Robert McGwier wrote:
Thanks to tons of grunt work by Eric, we have used the highly tuned
ring buffers in the audio_portaudio_sink code and it functions nicely
with a little bit of operator help. I can now get solid
performance on all Linux hosts with the example code
mono_tone_portaudio.py and multi_tone_portaudio.py.
All worked on oss, alsa, and jack.
Eric got similar performance.
Thomas Schmid ran mono_tone_portaudio.py successfully on his mac with
coreaudio automatically identified as the host. We had to modify the
buffer size calculation (by forcing it). This will improve over the
next few days as the audio_portaudio_source gets built and these very
large portaudio messages which are delivered in device and stream
info structs are parsed more carefully.
It is not clear to me that we want to prefer portaudio talking to
jack over directly talking to jack. This might change if we
(Stephane, me, others) improve the portaudio jack handler. For
now, my thinking is we are probably better off and we will be more
versatile talking directly to jack without portaudio but we can do
this kind of thinking after we get this portaudio stuff fully
stabilized.
I am hoping the Windows folks can bring their code up now as well.
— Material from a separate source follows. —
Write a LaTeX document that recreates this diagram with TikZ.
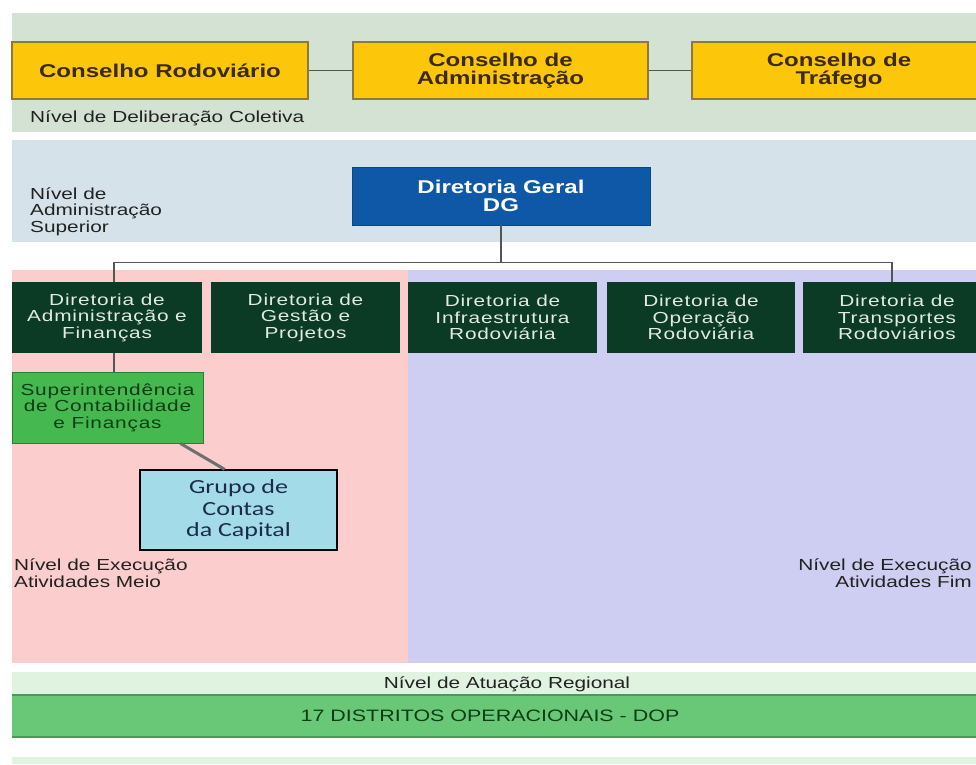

Portaudio is really solid on Windows as I have been using it there
for ASIO, MME, and DirectX for two years and after I helped Eric
Wachsman get a leg up (by leaning on my friends for help) he got
WDM-KS running. WDM-KS is the single lowest latency sound host I
have seen in ANY personal computer but let me say that I have never
used a Mac. If anyone working on the windows code needs a dll,
export library, Microsoft .NET 2003 project for v-19 devel, please
let me know. We should be able to build the dll under mingw but I
have not tried yet. That said, all of this portaudio stuff about
latency this and that make very little sense for what we are doing.
What we need is not necessarily very low latency but rock solid
performance using buffer sizes that make sense for our applications.
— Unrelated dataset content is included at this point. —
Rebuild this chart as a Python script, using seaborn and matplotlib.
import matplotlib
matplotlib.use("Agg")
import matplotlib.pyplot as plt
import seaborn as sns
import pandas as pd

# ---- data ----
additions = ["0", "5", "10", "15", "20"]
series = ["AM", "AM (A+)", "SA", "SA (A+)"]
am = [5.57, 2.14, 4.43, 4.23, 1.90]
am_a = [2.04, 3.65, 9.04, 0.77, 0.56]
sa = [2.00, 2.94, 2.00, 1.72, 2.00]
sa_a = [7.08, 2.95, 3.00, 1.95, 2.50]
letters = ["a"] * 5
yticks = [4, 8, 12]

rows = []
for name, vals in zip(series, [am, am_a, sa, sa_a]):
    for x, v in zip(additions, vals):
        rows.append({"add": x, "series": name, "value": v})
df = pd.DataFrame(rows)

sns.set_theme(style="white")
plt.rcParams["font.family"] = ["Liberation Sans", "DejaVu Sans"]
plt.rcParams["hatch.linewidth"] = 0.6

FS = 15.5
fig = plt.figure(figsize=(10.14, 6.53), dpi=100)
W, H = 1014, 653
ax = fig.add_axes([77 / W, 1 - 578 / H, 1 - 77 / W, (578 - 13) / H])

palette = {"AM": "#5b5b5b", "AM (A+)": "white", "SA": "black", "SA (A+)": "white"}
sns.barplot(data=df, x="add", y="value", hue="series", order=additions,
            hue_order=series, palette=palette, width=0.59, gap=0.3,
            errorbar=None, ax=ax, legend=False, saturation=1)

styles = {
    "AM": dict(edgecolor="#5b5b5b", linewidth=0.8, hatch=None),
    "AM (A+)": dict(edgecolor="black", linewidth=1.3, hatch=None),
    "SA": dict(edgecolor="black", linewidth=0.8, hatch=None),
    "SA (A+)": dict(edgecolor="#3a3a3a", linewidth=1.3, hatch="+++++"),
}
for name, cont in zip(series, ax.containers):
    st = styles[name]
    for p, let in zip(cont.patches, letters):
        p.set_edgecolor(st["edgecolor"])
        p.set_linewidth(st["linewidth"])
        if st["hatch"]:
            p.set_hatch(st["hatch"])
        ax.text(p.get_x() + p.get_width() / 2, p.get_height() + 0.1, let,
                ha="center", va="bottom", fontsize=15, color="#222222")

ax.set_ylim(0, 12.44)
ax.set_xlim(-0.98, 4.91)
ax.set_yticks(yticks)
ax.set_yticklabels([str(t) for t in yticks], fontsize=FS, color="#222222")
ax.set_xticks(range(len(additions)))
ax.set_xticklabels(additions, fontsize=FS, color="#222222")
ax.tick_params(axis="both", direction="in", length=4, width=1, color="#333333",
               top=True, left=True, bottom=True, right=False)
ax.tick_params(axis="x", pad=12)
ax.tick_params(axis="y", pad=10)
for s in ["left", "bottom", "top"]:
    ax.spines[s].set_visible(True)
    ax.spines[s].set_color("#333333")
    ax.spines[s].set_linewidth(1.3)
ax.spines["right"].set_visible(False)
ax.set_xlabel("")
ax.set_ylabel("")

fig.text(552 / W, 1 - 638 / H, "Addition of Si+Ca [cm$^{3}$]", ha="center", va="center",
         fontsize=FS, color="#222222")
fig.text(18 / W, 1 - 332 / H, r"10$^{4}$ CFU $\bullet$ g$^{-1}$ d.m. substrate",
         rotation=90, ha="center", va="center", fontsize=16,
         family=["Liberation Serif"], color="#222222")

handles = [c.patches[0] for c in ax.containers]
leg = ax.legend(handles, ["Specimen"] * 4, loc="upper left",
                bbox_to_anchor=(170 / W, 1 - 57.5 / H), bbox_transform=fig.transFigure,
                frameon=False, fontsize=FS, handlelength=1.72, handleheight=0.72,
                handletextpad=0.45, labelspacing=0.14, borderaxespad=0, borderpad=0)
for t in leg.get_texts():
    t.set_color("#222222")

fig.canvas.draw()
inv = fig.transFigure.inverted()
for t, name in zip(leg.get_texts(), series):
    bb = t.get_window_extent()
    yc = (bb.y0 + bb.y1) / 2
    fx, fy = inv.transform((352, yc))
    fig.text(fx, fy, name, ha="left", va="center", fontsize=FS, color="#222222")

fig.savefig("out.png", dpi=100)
A partial success on windows.
I have portaudio running on windows (just the wmme driver) and for the
first time I hear sounds without too much crackles here.
I needed only a few tweaks.
Most important, don't use standard cvs HEAD of portaudio but the
special cvs v19-devel version
I missed the following comment in one of the portaudio mails
It will be important to stay current:
cvs -d:pserver:address@hidden:/home/cvs co -r v19-devel
portaudio
I had done a normal cvs HEAD checkout and got loads of problems first.
You really need the -r v19-devel options.
Once that was sorted out I did the following.
This is all using mingw:
Update/build/install gnuradio-core
do a configure/build/install for portaudio-v19-devel (only default
configure options, so it is using the wmme driver)
Then I had to make the following symbolic link:
/usr/local/lib/pkgconfig/portaudio-2.0.pc ->
/usr/local/lib/pkgconfig/portaudio.pc
then checkout gr-audio-portaudio
do a bootstrap
Check that the latest libtool version is used
do a configure/build/install
update gnuradio-examples
run:
dial_tone_portaudio.py
mono_tone_portaudio.py
multi_tone_portaudio.py
All run fine ;-)
modify usrp/usrp_wfm_rcv.py to use portaudio
run it
listen to my favourite FM station without too much crackles.
(The audio is not completely clean yet, but probably the ks driver
will help here)
now run usrp/usrp_wfm_pll_PA.py
runtime error popup immediately
change from non-blocking to blocking portaudio
runtime error popup immediately
disable fft displays
runs ok for 5 to 20 seconds
after that a runtime error popup
enable non-blocking again
runtime error popup immediately
The runtime error I get is a popup:
(also see attached image runtime_error.gif)
"Microsoft Visual C++ Runtime Library
Runtime Error!
Program: d:\Python24\python.exe
abnormal program termination"
So it only works with blocking enabled and no ffts, and only for a few
seconds.
I think it has to do with something not keeping up.
I can force this error by clicking on any other open program window or
moving another window.
I then tried opening/moving windows while running multi_tone.py and
this causes multi_tone.py to stop too with the same runtime error.
Running a high computational load in the background doesn't seem to
hurt multi_tone.py.
Many thanks for making this work, so far.
No it is time for finetuning and getting rid of problems like these.
I people want to try this at home, I have binary installers for
windows available for this partially working portaudio driver.